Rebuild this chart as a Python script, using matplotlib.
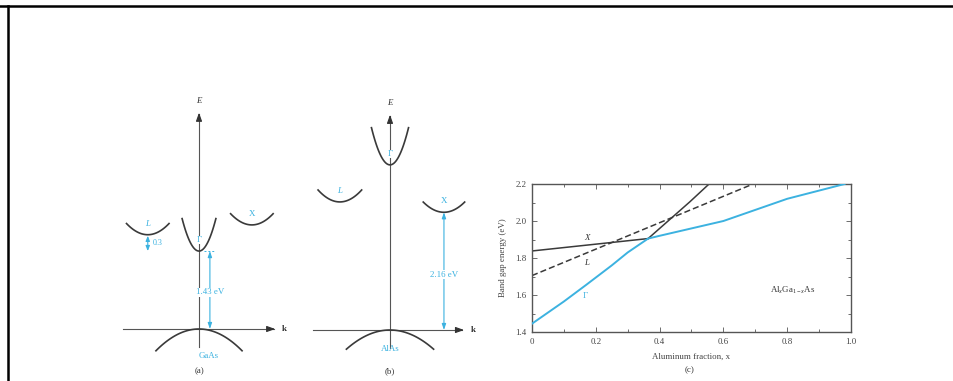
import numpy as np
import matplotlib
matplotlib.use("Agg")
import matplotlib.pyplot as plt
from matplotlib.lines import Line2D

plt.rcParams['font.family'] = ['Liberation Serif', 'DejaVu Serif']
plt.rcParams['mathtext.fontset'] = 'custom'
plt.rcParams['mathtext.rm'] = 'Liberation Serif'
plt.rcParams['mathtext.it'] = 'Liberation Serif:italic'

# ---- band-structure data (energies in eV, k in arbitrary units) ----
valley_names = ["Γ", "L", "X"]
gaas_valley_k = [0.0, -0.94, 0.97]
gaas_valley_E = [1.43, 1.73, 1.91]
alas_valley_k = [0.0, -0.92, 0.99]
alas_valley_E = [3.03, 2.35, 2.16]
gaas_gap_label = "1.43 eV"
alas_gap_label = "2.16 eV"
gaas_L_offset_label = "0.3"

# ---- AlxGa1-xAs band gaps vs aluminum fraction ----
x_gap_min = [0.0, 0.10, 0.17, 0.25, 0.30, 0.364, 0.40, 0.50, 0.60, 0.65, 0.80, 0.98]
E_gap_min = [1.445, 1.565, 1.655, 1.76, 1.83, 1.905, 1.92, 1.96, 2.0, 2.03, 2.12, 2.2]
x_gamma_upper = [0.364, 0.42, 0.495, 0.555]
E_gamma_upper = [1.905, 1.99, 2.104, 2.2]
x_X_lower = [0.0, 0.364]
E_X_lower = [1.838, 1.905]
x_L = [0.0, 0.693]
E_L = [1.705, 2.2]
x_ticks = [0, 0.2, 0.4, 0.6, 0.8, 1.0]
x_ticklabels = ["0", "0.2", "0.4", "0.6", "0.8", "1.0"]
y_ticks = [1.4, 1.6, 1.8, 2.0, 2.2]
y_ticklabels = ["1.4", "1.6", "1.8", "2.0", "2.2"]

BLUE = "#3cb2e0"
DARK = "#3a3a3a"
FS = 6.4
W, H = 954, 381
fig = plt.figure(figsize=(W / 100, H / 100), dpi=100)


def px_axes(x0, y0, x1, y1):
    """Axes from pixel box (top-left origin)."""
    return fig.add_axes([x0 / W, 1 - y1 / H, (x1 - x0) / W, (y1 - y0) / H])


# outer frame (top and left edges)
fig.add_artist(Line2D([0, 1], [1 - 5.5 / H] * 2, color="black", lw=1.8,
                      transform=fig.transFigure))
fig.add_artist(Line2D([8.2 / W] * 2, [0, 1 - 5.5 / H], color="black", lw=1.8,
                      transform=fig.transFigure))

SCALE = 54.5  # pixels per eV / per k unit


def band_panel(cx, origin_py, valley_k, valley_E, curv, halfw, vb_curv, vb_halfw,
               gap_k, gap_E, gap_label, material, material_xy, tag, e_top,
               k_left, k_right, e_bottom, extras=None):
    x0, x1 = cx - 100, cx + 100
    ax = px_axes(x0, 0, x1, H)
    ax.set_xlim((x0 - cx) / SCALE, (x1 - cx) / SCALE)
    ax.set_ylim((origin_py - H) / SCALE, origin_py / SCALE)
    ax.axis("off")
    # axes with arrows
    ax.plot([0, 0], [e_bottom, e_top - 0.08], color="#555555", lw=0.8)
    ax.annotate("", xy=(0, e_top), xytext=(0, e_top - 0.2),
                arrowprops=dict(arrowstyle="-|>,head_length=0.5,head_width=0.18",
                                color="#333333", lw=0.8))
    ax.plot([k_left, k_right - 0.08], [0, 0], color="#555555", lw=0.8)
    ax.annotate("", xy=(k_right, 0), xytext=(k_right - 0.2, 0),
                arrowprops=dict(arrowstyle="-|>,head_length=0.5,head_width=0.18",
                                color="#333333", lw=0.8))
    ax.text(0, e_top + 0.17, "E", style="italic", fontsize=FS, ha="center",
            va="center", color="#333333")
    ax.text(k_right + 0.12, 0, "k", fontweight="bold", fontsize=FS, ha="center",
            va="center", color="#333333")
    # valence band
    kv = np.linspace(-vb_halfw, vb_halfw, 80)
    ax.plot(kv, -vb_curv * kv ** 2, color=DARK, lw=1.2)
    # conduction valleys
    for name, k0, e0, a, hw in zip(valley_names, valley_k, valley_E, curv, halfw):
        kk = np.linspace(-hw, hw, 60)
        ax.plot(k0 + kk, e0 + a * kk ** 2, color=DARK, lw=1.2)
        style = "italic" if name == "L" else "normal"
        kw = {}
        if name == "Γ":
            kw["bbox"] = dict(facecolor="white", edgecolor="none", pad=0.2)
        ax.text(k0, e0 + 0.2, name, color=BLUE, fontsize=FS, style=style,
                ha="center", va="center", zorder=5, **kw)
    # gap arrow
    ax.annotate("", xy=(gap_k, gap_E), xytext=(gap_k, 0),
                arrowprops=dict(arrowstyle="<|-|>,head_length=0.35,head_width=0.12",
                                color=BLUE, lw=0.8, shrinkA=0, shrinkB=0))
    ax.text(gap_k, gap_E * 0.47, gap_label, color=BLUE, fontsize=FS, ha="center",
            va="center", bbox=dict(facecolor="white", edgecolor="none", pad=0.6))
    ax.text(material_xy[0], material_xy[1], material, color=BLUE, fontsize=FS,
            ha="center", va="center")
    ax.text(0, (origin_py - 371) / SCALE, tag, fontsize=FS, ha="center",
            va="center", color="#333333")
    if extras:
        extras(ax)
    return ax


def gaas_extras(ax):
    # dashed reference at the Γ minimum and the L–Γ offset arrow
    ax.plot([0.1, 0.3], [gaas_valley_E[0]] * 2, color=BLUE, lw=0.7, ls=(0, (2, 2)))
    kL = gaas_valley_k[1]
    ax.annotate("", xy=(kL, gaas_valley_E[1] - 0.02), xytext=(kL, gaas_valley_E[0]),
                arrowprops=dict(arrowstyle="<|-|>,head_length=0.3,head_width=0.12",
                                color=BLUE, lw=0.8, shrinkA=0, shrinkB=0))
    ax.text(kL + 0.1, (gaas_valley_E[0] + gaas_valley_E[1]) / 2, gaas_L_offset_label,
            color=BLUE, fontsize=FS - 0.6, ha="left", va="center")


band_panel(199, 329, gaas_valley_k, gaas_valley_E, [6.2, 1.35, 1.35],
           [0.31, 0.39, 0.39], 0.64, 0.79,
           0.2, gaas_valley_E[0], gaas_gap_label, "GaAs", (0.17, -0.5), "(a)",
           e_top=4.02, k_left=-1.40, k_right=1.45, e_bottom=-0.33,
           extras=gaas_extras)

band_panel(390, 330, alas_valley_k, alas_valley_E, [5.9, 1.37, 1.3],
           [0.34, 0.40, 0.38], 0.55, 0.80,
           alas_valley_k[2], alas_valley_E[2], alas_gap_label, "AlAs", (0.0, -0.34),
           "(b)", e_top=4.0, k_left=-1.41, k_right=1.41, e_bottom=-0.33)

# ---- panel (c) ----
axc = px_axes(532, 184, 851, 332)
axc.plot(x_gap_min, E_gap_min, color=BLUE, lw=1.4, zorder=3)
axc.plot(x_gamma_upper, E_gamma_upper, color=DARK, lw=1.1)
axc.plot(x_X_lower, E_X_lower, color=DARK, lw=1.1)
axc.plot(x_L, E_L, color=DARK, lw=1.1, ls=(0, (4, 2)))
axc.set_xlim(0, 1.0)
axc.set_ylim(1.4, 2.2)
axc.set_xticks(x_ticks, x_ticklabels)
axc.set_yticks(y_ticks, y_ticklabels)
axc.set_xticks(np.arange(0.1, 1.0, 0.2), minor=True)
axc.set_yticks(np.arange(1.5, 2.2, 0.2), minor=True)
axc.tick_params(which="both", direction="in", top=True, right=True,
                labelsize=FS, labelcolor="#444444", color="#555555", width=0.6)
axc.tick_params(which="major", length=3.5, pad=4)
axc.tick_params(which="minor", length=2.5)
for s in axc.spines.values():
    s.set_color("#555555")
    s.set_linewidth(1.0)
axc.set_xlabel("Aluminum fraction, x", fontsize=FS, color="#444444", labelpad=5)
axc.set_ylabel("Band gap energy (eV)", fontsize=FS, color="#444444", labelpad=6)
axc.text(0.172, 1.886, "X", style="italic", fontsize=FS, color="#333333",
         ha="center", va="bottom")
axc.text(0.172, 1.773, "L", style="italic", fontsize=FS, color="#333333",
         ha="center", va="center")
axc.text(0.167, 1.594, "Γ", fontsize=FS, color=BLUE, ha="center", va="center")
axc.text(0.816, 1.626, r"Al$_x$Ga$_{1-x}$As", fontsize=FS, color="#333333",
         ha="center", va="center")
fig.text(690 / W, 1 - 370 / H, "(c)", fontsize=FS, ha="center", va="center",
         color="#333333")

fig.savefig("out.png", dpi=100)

#### Short exercise:
Go from the first line of the listing to the line holding "from matplotlib.lines import Line2D" and, please, transcribe those lines exactly, both included, with no pictures.

#### Result of this exercise:
Rebuild this chart as a Python script, using matplotlib.
import numpy as np
import matplotlib
matplotlib.use("Agg")
import matplotlib.pyplot as plt
from matplotlib.lines import Line2D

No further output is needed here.